AIM – Repeat each line of the material below exactly as it appears, minus any pictures.

DATA PROVIDED –
—————

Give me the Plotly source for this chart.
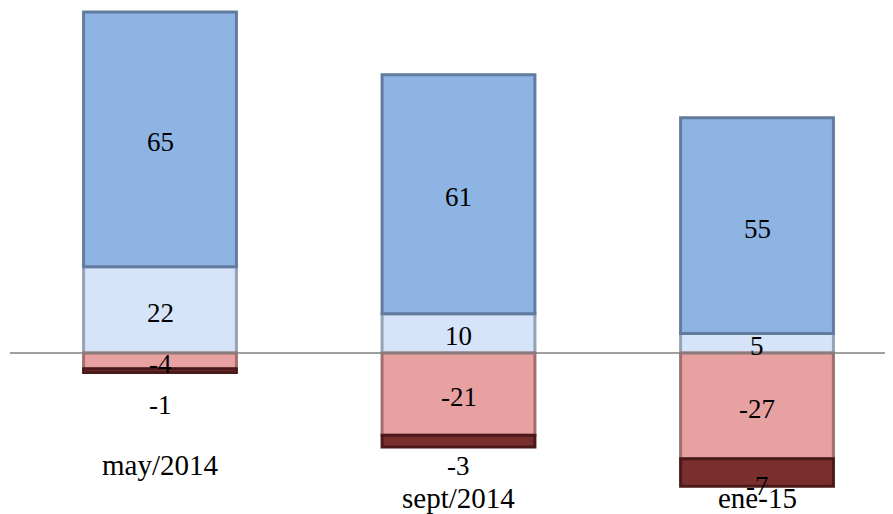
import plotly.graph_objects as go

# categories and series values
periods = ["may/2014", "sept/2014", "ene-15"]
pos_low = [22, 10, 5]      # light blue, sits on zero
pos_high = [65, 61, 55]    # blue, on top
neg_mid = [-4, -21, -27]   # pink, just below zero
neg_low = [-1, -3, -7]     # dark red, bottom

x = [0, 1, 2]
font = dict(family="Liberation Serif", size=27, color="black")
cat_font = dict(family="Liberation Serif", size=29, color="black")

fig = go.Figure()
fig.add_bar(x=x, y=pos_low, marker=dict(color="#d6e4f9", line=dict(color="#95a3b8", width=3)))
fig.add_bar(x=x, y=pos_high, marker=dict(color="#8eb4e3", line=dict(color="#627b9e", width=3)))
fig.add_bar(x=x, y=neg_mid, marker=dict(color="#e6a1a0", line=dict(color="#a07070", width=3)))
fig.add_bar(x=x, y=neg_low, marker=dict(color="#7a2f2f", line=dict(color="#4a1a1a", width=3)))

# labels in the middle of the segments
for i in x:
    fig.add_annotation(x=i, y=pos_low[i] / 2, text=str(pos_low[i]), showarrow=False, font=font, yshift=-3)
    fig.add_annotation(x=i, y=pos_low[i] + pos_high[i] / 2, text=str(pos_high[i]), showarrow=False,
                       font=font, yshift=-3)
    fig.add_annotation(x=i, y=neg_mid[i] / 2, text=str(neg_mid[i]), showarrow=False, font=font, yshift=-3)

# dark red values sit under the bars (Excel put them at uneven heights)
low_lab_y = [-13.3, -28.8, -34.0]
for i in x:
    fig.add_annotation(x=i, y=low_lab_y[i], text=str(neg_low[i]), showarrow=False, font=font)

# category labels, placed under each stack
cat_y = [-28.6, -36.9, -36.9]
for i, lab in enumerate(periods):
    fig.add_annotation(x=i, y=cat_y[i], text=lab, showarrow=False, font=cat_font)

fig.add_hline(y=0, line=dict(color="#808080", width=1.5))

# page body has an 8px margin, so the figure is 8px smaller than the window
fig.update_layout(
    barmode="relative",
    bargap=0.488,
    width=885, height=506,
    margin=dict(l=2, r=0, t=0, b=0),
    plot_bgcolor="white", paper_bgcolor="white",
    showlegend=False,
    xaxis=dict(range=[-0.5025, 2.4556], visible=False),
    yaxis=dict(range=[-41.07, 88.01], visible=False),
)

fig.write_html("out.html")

—————

FINISHED TASK –
Give me the Plotly source for this chart.
import plotly.graph_objects as go

# categories and series values
periods = ["may/2014", "sept/2014", "ene-15"]
pos_low = [22, 10, 5]      # light blue, sits on zero
pos_high = [65, 61, 55]    # blue, on top
neg_mid = [-4, -21, -27]   # pink, just below zero
neg_low = [-1, -3, -7]     # dark red, bottom

x = [0, 1, 2]
font = dict(family="Liberation Serif", size=27, color="black")
cat_font = dict(family="Liberation Serif", size=29, color="black")

fig = go.Figure()
fig.add_bar(x=x, y=pos_low, marker=dict(color="#d6e4f9", line=dict(color="#95a3b8", width=3)))
fig.add_bar(x=x, y=pos_high, marker=dict(color="#8eb4e3", line=dict(color="#627b9e", width=3)))
fig.add_bar(x=x, y=neg_mid, marker=dict(color="#e6a1a0", line=dict(color="#a07070", width=3)))
fig.add_bar(x=x, y=neg_low, marker=dict(color="#7a2f2f", line=dict(color="#4a1a1a", width=3)))

# labels in the middle of the segments
for i in x:
    fig.add_annotation(x=i, y=pos_low[i] / 2, text=str(pos_low[i]), showarrow=False, font=font, yshift=-3)
    fig.add_annotation(x=i, y=pos_low[i] + pos_high[i] / 2, text=str(pos_high[i]), showarrow=False,
                       font=font, yshift=-3)
    fig.add_annotation(x=i, y=neg_mid[i] / 2, text=str(neg_mid[i]), showarrow=False, font=font, yshift=-3)

# dark red values sit under the bars (Excel put them at uneven heights)
low_lab_y = [-13.3, -28.8, -34.0]
for i in x:
    fig.add_annotation(x=i, y=low_lab_y[i], text=str(neg_low[i]), showarrow=False, font=font)

# category labels, placed under each stack
cat_y = [-28.6, -36.9, -36.9]
for i, lab in enumerate(periods):
    fig.add_annotation(x=i, y=cat_y[i], text=lab, showarrow=False, font=cat_font)

fig.add_hline(y=0, line=dict(color="#808080", width=1.5))

# page body has an 8px margin, so the figure is 8px smaller than the window
fig.update_layout(
    barmode="relative",
    bargap=0.488,
    width=885, height=506,
    margin=dict(l=2, r=0, t=0, b=0),
    plot_bgcolor="white", paper_bgcolor="white",
    showlegend=False,
    xaxis=dict(range=[-0.5025, 2.4556], visible=False),
    yaxis=dict(range=[-41.07, 88.01], visible=False),
)

fig.write_html("out.html")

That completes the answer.